Ciò premesso, una pista alternativa percorribile per spiegare la scelta del termine catfish nei social mi è stata offerta dalla lettura di un articolo di Mauro Chiatti, La pesca professionale nel lago di Bolsena e l’associazionismo cooperativo: il caso particolare della comunità martana, in Laghi e fiumi: nel folklore, nel lavoro, nella storia. Atti del XVII incontro, Museo delle tradizioni popolari di Canepina, 14-16 settembre 2018, a cura di Raffaela Manganiello, Roma, GB EditoriA [“Tra Arno e Tevere”, a cura del Gruppo interdisciplinare per lo studio della cultura tradizionale dell’Alto Lazio, 17], 2019, pp. 211-225, in cui a p. 212 si afferma, a proposito dei pesci del lago di Bolsena:
La presenza di molte specie, nel corso degli anni o dei secoli, si è fatta sempre più rara e alcune sono andate via via scomparendo [...]. Sul finire del XIX secolo e agli inizi del XX sono state immesse nuove specie: il coregone (Coregonus lavaretus) e il persico reale (Perca fluviatilis).
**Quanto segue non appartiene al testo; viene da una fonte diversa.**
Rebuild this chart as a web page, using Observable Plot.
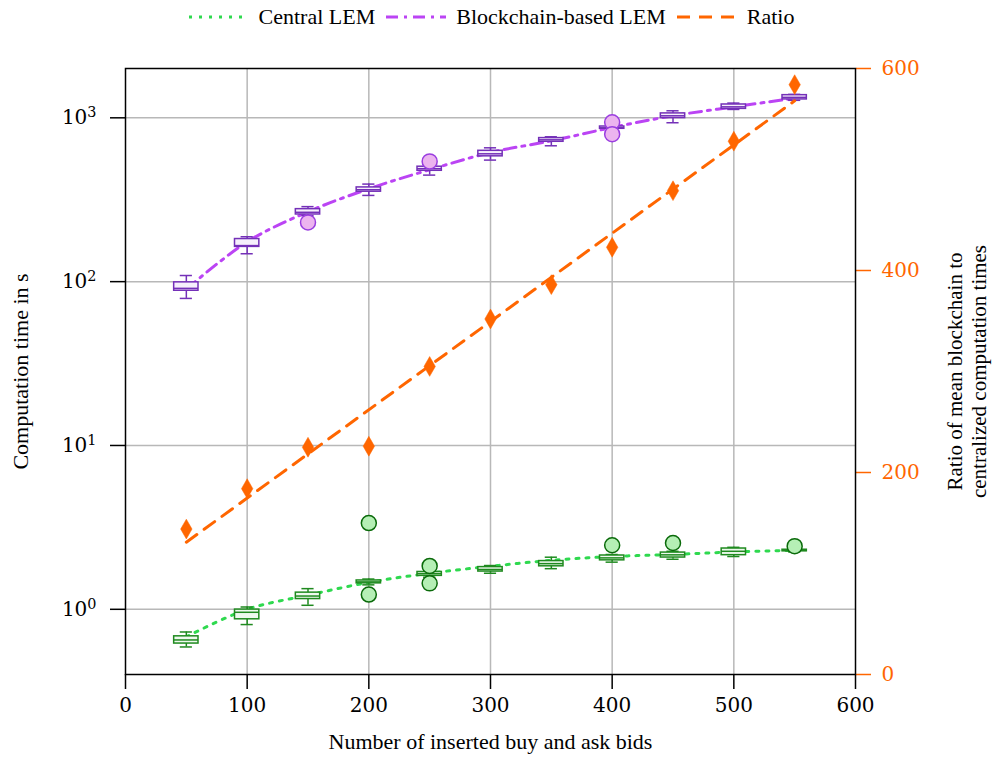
<!DOCTYPE html>
<html>
<head>
<meta charset="utf-8">
<script src="https://cdn.jsdelivr.net/npm/d3@7"></script>
<script src="https://cdn.jsdelivr.net/npm/@observablehq/plot@0.6"></script>
<style>
  body { margin: 0; background: white; }
  #legend { height: 34px; width: 994px; display: flex; align-items: center; justify-content: center;
            font-family: "Liberation Serif", serif; font-size: 22px; color: #000; padding-right: 12px; box-sizing: border-box; }
  #legend .item { display: flex; align-items: center; margin: 0 5px; }
  #legend svg { margin-right: 9px; }
</style>
</head>
<body>
<div id="legend"></div>
<div id="chart"></div>
<script>
// ---------- data ----------
const bids = [50, 100, 150, 200, 250, 300, 350, 400, 450, 500, 550];

// Blockchain-based LEM (seconds)
const bcWhiskerLow  = [79, 148, 253, 336, 447, 552, 675, 833, 933, 1125, 1279];
const bcQ1          = [88, 163, 257, 354, 475, 582, 714, 857, 996, 1134, 1295];
const bcMedian      = [91, 166, 265, 364, 489, 603, 734, 869, 1029, 1167, 1333];
const bcQ3          = [99, 182, 277, 376, 503, 629, 752, 885, 1064, 1206, 1375];
const bcWhiskerHigh = [109, 188, 287, 394, 517, 656, 766, 906, 1104, 1230, 1390];
const bcMean        = [90, 175, 267, 369, 482, 614, 724, 873, 1029, 1167, 1318];
const bcOutlierX    = [150, 250, 400, 400];
const bcOutlierY    = [230, 542, 940, 795];

// Central LEM (seconds)
const ctWhiskerLow  = [0.589, 0.807, 1.058, 1.41, 1.57, 1.66, 1.77, 1.94, 2.02, 2.10, 2.24];
const ctQ1          = [0.618, 0.869, 1.155, 1.44, 1.60, 1.70, 1.83, 1.99, 2.07, 2.14, 2.26];
const ctMedian      = [0.650, 0.959, 1.205, 1.47, 1.65, 1.75, 1.90, 2.06, 2.15, 2.26, 2.29];
const ctQ3          = [0.684, 0.996, 1.264, 1.50, 1.69, 1.81, 1.97, 2.13, 2.22, 2.35, 2.31];
const ctWhiskerHigh = [0.727, 1.033, 1.337, 1.53, 1.72, 1.85, 2.08, 2.16, 2.26, 2.39, 2.33];
const ctMean        = [0.68, 1.00, 1.22, 1.46, 1.66, 1.83, 1.99, 2.10, 2.16, 2.24, 2.29];
const ctOutlierX    = [200, 200, 250, 250, 400, 450, 550];
const ctOutlierY    = [3.36, 1.23, 1.84, 1.44, 2.46, 2.54, 2.43];

// Ratio of mean blockchain to centralized computation times
const ratio     = [144, 184, 225, 226, 305, 352, 386, 423, 479, 528, 584];
const ratioFitX = [50, 550];
const ratioFitY = [131, 568];

// axes
const xTicks = [0, 100, 200, 300, 400, 500, 600];
const xGrid = [100, 200, 300, 400, 500];
const yTicks = [1, 10, 100, 1000];
const yTickExp = ["0", "1", "2", "3"];
const ratioTicks = [0, 200, 400, 600];
const yDomain = [0.4, 2000];
const ratioDomain = [0, 600];

// colors
const green = "#2fd94f", greenDark = "#1f8a1f", greenFill = "#b5efb5", greenOut = "#0a6a0a";
const purple = "#bb44f4", purpleDark = "#7430b8", purpleFill = "#ecb4ef", purpleOut = "#9a3ee0";
const orange = "#ff6600";

// ---------- helpers ----------
// map ratio values (linear, right axis) onto the log y scale
const lo = Math.log(yDomain[0]), hi = Math.log(yDomain[1]);
const toY = r => Math.exp(lo + (r - ratioDomain[0]) / (ratioDomain[1] - ratioDomain[0]) * (hi - lo));

const W = 10, C = 5; // box half-width and cap half-width (x units)
function boxes(lowW, q1, med, q3, highW) {
  return bids.map((x, i) => ({x, x1: x - W, x2: x + W, c1: x - C, c2: x + C,
    lw: lowW[i], q1: q1[i], med: med[i], q3: q3[i], hw: highW[i]}));
}
const bcBoxes = boxes(bcWhiskerLow, bcQ1, bcMedian, bcQ3, bcWhiskerHigh);
const ctBoxes = boxes(ctWhiskerLow, ctQ1, ctMedian, ctQ3, ctWhiskerHigh);

function boxMarks(data, stroke, fill) {
  return [
    Plot.ruleX(data, {x: "x", y1: "lw", y2: "q1", stroke, strokeWidth: 1.5}),
    Plot.ruleX(data, {x: "x", y1: "q3", y2: "hw", stroke, strokeWidth: 1.5}),
    Plot.ruleY(data, {y: "lw", x1: "c1", x2: "c2", stroke, strokeWidth: 1.5}),
    Plot.ruleY(data, {y: "hw", x1: "c1", x2: "c2", stroke, strokeWidth: 1.5}),
    Plot.rect(data, {x1: "x1", x2: "x2", y1: "q1", y2: "q3", fill, stroke, strokeWidth: 1.5}),
    Plot.ruleY(data, {y: "med", x1: "x1", x2: "x2", stroke, strokeWidth: 1.5})
  ];
}

const ctLine = bids.map((x, i) => ({x, y: ctMean[i]}));
const bcLine = bids.map((x, i) => ({x, y: bcMean[i]}));
const ratioPts = bids.map((x, i) => ({x, y: toY(ratio[i])}));
const ratioFit = ratioFitX.map((x, i) => ({x, y: toY(ratioFitY[i])}));
const ctOut = ctOutlierX.map((x, i) => ({x, y: ctOutlierY[i]}));
const bcOut = bcOutlierX.map((x, i) => ({x, y: bcOutlierY[i]}));

const chart = Plot.plot({
  width: 994,
  height: 729,
  marginTop: 34,
  marginBottom: 89,
  marginLeft: 125,
  marginRight: 139,
  style: {fontFamily: "DejaVu Serif", fontSize: "20px", background: "white", color: "black"},
  x: {domain: [0, 600]},
  y: {type: "log", domain: yDomain},
  marks: [
    Plot.gridX(xGrid, {stroke: "#b8b8b8", strokeOpacity: 1, strokeWidth: 1.5}),
    Plot.gridY(yTicks, {stroke: "#b8b8b8", strokeOpacity: 1, strokeWidth: 1.5}),
    Plot.axisX(xTicks, {anchor: "bottom", tickSize: 15, tickPadding: 8, strokeWidth: 1.5, label: null,
      fontSize: 20, tickFormat: d => String(d)}),
    Plot.axisY(yTicks, {anchor: "left", tickSize: 15, tickPadding: 14, strokeWidth: 1.5, label: null,
      fontSize: 20, tickFormat: d => "10^" + yTickExp[yTicks.indexOf(d)]}),
    Plot.axisY(ratioTicks.map(toY), {anchor: "right", tickSize: 15, strokeWidth: 1.5, label: null,
      stroke: orange, tickFormat: () => null}),
    Plot.text(ratioTicks, {y: r => toY(r), text: r => String(r), frameAnchor: "right", dx: 26,
      textAnchor: "start", fill: orange, fontSize: 20}),
    Plot.line(ctLine, {x: "x", y: "y", stroke: green, strokeWidth: 3, strokeDasharray: "3,7", curve: "catmull-rom"}),
    Plot.line(bcLine, {x: "x", y: "y", stroke: purple, strokeWidth: 3, strokeDasharray: "12,6,3,6", curve: "catmull-rom"}),
    ...boxMarks(ctBoxes, greenDark, "#eef9ee"),
    ...boxMarks(bcBoxes, purpleDark, "#f6effc"),
    Plot.line(ratioFit, {x: "x", y: "y", stroke: orange, strokeWidth: 3, strokeDasharray: "13,9"}),
    Plot.dot(ctOut, {x: "x", y: "y", r: 7.5, fill: greenFill, stroke: greenOut, strokeWidth: 1.5}),
    Plot.dot(bcOut, {x: "x", y: "y", r: 7.5, fill: purpleFill, stroke: purpleOut, strokeWidth: 1.5}),
    Plot.dot(ratioPts, {x: "x", y: "y", symbol: "diamond", r: 6, fill: orange, stroke: orange, strokeWidth: 0.5}),
    Plot.frame({stroke: "black", strokeWidth: 1.5}),
    Plot.text(["Number of inserted buy and ask bids"], {frameAnchor: "bottom", dy: 74, textAnchor: "middle",
      fontFamily: "Liberation Serif", fontSize: 22}),
    Plot.text(["Computation time in s"], {frameAnchor: "left", dx: -105, rotate: -90, textAnchor: "middle",
      fontFamily: "Liberation Serif", fontSize: 22}),
    Plot.text(["Ratio of mean blockchain to\ncentralized computation times"], {frameAnchor: "right", dx: 111, rotate: -90,
      textAnchor: "middle", lineHeight: 1.15, fontFamily: "Liberation Serif", fontSize: 21})
  ]
});
document.getElementById("chart").appendChild(chart);

// render "10^n" tick labels with a real superscript
d3.select(chart).selectAll("text").each(function() {
  const m = /^10\^(\d)$/.exec(this.textContent);
  if (!m) return;
  const el = d3.select(this);
  el.text("10");
  el.append("tspan").attr("dy", "-0.5em").attr("font-size", "0.72em").text(m[1]);
});

// ---------- legend ----------
const legendItems = [
  {label: "Central LEM", color: green, dash: "3,7"},
  {label: "Blockchain-based LEM", color: purple, dash: "12,6,3,6"},
  {label: "Ratio", color: orange, dash: "13,9"}
];
const legend = document.getElementById("legend");
legendItems.forEach(it => {
  const div = document.createElement("div");
  div.className = "item";
  div.innerHTML = `<svg width="62" height="10"><line x1="1" y1="5" x2="61" y2="5" stroke="${it.color}" stroke-width="3" stroke-dasharray="${it.dash}"/></svg><span>${it.label}</span>`;
  legend.appendChild(div);
});
</script>
</body>
</html>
Forse per errore o per casualità sono stati poi introdotti il carassio (Carassius carassius), il cosiddetto “boccalone” ovvero il persico trota (Micropterus salmoides), il persico sole (Lepomis gibbosus) e il pesce gatto (Ictalurus melas); specie queste ultime due che sono considerate infestanti poiché predano uova e avannotti di altri pesci limitando così la diffusione delle specie più pregiate.
Il pesce gatto è un predatore e la sua immissione “artificiale” (non solo nel lago laziale, ma anche in altri bacini d’acqua dolce italiani) ha provocato un’alterazione dell’equilibrio ecologico. Se la stessa cosa fosse avvenuta anche in America, questo sarebbe già un motivo sufficiente a spiegare perché nei social si indichi come catfish chi si impadronisce dell’identità di un altro e turba così i rapporti interpersonali nella rete, senza bisogno di ricorrere a una spiegazione “in positivo” (mi verrebbe da dire “buonista”) come quella offerta nel film.
Altrimenti, si potrebbe chiamare in causa semplicemente la “duplicità” semantica insita in composti nominali del genere (in cui il secondo elemento fa da apposizione al primo): il pesce gatto è un pesce che somiglia a un gatto, quindi potrebbe anche essere un pesce che si finge un gatto. Allora catfish potrebbe alludere all’esistenza di un’identità personale diversa da quella, più affascinante ma fasulla, che viene indicata nel profilo social.